*Given request*.
Return a copy of every line in the records that includes the word "this".

Records contained in a dataset:

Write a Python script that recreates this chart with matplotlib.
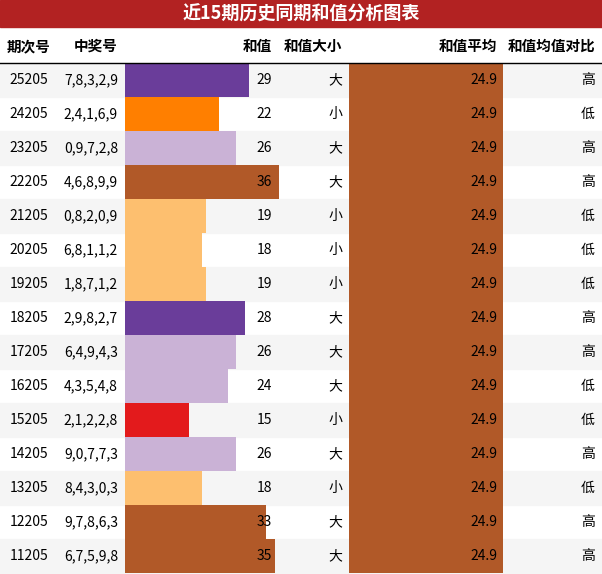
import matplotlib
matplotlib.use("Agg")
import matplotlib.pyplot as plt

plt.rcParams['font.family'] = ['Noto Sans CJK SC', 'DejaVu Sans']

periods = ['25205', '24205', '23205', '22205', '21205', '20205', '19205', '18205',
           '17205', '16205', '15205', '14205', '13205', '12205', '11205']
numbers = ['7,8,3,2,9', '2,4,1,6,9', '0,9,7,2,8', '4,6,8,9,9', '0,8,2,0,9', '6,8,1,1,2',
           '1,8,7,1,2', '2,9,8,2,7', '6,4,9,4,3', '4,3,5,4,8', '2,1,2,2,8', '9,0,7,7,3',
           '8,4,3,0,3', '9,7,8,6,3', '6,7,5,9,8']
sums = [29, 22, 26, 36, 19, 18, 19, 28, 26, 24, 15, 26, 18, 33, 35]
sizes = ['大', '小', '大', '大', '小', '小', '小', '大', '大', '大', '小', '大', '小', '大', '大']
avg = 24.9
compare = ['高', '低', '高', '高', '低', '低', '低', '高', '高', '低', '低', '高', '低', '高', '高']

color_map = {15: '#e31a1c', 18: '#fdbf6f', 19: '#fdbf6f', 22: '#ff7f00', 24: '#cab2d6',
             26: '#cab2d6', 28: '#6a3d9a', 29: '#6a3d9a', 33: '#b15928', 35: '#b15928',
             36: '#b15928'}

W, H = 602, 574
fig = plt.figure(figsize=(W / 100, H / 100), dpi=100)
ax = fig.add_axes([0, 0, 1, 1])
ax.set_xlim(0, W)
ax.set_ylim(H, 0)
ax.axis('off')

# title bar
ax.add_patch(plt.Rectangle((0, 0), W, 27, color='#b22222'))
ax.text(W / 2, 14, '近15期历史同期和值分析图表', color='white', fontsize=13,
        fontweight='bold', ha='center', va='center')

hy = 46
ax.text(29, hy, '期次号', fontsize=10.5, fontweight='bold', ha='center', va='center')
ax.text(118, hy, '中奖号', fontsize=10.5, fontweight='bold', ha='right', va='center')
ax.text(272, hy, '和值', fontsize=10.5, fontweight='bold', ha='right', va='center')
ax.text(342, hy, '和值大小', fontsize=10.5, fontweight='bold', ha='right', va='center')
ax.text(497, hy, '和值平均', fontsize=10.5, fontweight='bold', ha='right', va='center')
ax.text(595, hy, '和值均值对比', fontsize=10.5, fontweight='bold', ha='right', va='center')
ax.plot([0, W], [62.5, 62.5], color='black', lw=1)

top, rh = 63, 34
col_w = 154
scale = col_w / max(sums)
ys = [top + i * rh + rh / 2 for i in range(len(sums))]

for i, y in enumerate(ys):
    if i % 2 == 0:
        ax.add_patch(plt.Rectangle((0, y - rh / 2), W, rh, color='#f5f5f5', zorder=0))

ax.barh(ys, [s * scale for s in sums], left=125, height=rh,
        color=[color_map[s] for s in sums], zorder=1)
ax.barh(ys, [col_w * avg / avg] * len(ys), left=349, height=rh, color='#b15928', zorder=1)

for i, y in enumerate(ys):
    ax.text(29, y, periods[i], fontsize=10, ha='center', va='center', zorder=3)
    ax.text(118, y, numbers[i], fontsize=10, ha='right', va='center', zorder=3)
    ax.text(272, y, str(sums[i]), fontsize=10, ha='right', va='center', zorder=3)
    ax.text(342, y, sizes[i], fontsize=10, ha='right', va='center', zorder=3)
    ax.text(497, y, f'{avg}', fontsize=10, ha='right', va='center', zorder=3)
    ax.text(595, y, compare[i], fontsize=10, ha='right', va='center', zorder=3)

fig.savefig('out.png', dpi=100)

---

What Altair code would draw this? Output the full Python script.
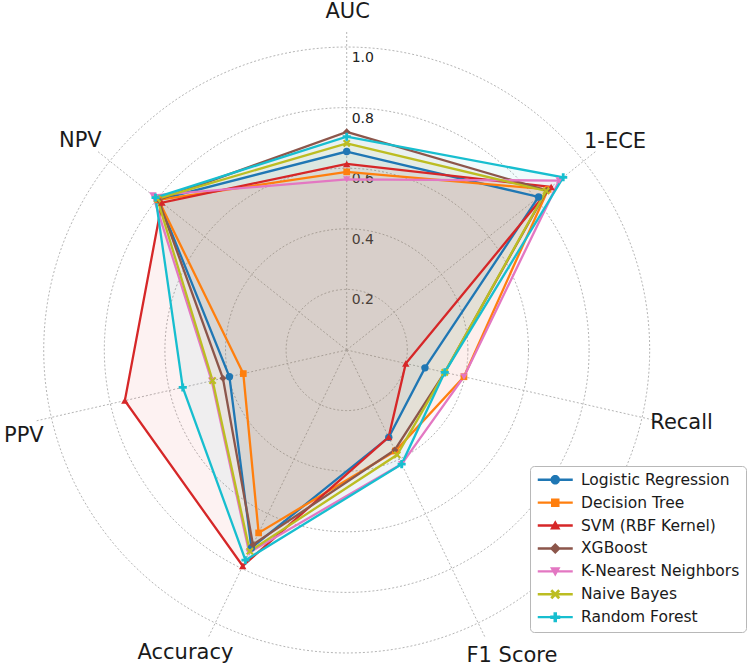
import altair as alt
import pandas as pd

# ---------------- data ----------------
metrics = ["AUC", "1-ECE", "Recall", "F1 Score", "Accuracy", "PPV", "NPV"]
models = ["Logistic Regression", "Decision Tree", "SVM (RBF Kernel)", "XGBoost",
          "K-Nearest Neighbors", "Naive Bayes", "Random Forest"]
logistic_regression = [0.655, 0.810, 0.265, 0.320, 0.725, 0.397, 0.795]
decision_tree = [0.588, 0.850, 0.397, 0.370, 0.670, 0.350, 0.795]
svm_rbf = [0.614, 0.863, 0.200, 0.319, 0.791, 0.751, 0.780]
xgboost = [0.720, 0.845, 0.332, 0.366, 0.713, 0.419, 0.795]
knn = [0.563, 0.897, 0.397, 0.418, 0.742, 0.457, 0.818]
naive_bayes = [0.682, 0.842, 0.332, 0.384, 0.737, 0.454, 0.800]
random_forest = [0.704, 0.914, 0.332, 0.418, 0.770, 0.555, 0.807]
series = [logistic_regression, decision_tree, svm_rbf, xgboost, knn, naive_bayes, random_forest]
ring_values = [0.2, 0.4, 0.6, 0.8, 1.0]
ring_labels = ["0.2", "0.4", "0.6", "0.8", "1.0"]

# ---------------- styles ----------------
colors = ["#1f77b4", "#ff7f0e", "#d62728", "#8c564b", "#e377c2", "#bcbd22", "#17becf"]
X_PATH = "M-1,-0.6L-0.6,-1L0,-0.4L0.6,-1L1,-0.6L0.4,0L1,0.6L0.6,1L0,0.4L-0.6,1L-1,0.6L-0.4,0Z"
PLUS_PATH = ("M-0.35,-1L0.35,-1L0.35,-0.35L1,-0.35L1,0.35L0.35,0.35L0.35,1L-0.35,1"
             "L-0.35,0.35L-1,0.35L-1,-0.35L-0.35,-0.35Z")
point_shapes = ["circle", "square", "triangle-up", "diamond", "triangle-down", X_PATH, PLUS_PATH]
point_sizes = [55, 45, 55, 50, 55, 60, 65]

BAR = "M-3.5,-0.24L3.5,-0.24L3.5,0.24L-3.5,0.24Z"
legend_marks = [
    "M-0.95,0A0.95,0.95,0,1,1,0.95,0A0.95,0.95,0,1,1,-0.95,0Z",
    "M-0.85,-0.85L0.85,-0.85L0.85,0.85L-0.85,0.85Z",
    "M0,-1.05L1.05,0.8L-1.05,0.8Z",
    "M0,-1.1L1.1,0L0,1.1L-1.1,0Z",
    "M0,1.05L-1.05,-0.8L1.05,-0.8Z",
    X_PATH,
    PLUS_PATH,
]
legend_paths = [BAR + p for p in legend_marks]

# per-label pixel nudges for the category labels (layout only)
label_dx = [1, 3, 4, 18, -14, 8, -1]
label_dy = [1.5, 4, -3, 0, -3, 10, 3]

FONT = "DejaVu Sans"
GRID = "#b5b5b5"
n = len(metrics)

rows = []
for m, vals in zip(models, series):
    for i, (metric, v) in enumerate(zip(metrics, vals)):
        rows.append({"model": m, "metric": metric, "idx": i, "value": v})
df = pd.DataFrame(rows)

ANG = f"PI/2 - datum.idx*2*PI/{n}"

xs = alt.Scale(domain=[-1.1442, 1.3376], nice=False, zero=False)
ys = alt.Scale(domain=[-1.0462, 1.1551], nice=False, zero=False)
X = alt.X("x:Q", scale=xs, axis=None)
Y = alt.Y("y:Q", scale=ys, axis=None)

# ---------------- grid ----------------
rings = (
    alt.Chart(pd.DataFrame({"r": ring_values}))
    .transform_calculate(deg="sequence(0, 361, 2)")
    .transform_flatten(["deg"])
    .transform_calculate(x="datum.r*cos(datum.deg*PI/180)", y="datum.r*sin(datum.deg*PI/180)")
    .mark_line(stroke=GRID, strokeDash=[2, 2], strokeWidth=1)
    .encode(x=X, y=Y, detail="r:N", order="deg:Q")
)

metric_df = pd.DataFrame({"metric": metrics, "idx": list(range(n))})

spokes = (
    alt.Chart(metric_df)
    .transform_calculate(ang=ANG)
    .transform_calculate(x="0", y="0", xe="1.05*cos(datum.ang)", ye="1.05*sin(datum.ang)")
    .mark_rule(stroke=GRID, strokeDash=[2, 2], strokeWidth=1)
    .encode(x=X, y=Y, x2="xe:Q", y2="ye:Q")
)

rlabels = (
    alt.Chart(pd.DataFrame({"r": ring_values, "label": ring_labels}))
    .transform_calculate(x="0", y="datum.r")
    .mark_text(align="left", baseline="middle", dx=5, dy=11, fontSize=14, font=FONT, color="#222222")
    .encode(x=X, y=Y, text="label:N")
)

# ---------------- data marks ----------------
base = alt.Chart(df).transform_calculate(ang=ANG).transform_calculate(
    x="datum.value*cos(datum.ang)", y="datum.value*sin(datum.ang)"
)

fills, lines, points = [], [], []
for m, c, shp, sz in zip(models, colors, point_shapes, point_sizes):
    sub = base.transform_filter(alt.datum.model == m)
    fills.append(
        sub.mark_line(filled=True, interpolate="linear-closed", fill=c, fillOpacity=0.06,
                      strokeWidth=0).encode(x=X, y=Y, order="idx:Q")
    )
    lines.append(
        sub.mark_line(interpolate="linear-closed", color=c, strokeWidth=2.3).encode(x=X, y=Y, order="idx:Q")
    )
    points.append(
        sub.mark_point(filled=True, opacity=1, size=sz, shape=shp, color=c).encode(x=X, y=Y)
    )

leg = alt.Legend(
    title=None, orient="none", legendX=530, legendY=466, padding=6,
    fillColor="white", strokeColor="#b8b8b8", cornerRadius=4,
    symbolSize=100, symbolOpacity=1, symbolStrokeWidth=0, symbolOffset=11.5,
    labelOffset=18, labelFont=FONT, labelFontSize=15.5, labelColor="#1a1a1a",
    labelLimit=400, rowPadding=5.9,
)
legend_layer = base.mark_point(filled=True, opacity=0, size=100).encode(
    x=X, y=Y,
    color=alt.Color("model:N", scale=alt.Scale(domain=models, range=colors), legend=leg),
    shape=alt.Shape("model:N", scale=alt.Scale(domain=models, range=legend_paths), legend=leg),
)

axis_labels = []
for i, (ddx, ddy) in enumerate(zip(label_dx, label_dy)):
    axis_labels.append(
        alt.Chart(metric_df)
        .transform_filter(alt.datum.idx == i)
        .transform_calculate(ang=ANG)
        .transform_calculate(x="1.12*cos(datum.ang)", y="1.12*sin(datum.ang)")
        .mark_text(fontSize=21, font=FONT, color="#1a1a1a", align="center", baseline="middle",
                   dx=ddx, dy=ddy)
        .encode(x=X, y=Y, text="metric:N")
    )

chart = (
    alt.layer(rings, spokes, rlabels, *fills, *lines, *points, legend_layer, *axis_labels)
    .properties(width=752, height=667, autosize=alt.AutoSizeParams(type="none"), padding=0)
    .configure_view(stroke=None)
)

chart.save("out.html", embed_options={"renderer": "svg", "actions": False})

*Output*.
Write a Python script that recreates this chart with matplotlib.
What Altair code would draw this? Output the full Python script.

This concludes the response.